A restless Payton didn’t take long to make some much needed internal coaching changes. He let go five assistant coaches, including veteran assistant head coach Joe Vitt, D-Line coach Bill Johnson, special teams coach Greg McMahon, special teams coach Stan Kwan — you lose two games because of special teams and someone has to take the fall — and linebackers coach James Willis.

Roster changes are soon to follow, in February and March.

Brees, who turned 38 on Jan. 15, had another elite season in 2016 and stayed healthy. Yeah, he threw a few too many interceptions (15 total), and some at inopportune times, but he notched his fifth 5,000-yard-plus year. His 37 touchdown passes were his third highest total since he joined the club in 2006. His completion percentage dropped from a career average of 70 to 66 percent, but his quarterback rating is still in the league’s upper tier.

Brees is still highly engaged and motivated to win with this franchise and with Payton. There is no drop-off in arm strength, accuracy and overall production. He has a high quality set of receivers to work with, and his first 1,000-yard rusher in Mark Ingram.

The Saints’ off-season shopping list includes at least two cornerbacks and two safeties — the way injuries depleted the secondary last season they may need more; two additional linebackers; and another edge rusher at defensive end. Offensively, more depth for the line is needed at guard and tackle.
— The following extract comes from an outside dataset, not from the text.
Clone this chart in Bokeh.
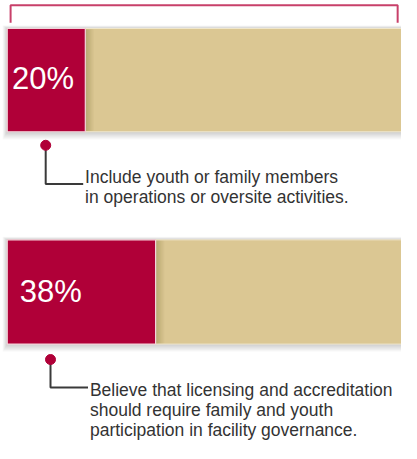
from bokeh.plotting import figure
from bokeh.models import Range1d
from bokeh.core.properties import value
from bokeh.embed import file_html
from bokeh.resources import INLINE

# ---- data ----
labels = ["20%", "38%"]
values = [20, 38]
captions = [
    ["Include youth or family members", "in operations or oversite activities."],
    ["Believe that licensing and accreditation", "should require family and youth",
     "participation in facility governance."],
]

# ---- layout (reference pixels, scaled to the figure by the ranges) ----
RED = "#B00038"
TAN = "#DBC793"
TXT = "#333333"
PX_PER_PCT = 4.06
X0 = 7  # reference x of 0 %


def px(xs):
    return (xs - X0) / PX_PER_PCT


bar_top = [29, 248]
bar_bot = [136, 356]
label_x = [12, 20]
label_y = [81, 302]
dot_x = [47, 52]
dot_y = [150, 372]
elbow_y = [190, 401]
text_x = [88, 93]
text_y0 = [183, 404]
line_gap = 20.5
RW, RH = 417, 459

W, H = 401, 443
p = figure(width=W, height=H, output_backend="svg", toolbar_location=None,
           x_range=Range1d(px(0), px(RW)), y_range=Range1d(RH, 0),
           min_border=0)
p.axis.visible = False
p.grid.visible = False
p.outline_line_color = None
p.background_fill_color = "white"
p.border_fill_color = "white"

# bracket on top
p.line(x=[px(10.5), px(10.5), px(413), px(413)], y=[23, 5, 5, 23],
       line_color="#C8406A", line_width=2)

for i, v in enumerate(values):
    t, b = bar_top[i], bar_bot[i]
    # drop shadow
    for k in range(1, 9):
        p.quad(left=px(X0 - k * 0.6), right=px(RW) + 2, top=t - k * 0.4, bottom=b + k,
               fill_color="black", fill_alpha=0.025, line_color=None)
    # tan remainder
    p.quad(left=v, right=px(RW) + 2, top=t, bottom=b, fill_color=TAN,
           line_color="#EFE6CC", line_width=1)
    # inner shadow on tan next to red
    for k in range(9):
        p.quad(left=v, right=v + (9 - k) / PX_PER_PCT, top=t + 1, bottom=b - 1,
               fill_color="#6b5a2a", fill_alpha=0.03, line_color=None)
    # red value
    p.quad(left=0, right=v, top=t, bottom=b, fill_color=RED,
           line_color="#F3D3DA", line_width=1.2)
    p.text(x=[px(label_x[i])], y=[label_y[i]], text=[labels[i]],
           text_color="white", text_font=value("Liberation Sans"),
           text_font_size="31px", text_baseline="middle", text_align="left")
    # connector
    p.line(x=[px(dot_x[i]), px(dot_x[i]), px(text_x[i] - 2)],
           y=[dot_y[i], elbow_y[i], elbow_y[i]], line_color="#3a3a3a", line_width=2)
    p.scatter(x=[px(dot_x[i])], y=[dot_y[i]], size=10, fill_color=RED,
              line_color=RED)
    ys = [text_y0[i] + j * line_gap for j in range(len(captions[i]))]
    p.text(x=[px(text_x[i])] * len(ys), y=ys, text=captions[i],
           text_color=TXT, text_font=value("Liberation Sans"),
           text_font_size="17.5px", text_baseline="middle", text_align="left")

open("out.html", "w").write(file_html(p, INLINE))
And there’s a need for a top-flight tight end. (Coby Fleener did not fit the bill.)

Finally, owner Tom Benson may just send down a memo that 2017 may be the year the Saints begin the search for an heir apparent to Brees at quarterback. Maybe they’ll get lucky and find a Dak Prescott-like prospect who can learn and study in the greatness of their Hall of Famer.

In the meantime, fans along the Gulf Coast are Saints-less for the playoffs. And memories of that 2010 Super Bowl are really starting to fade.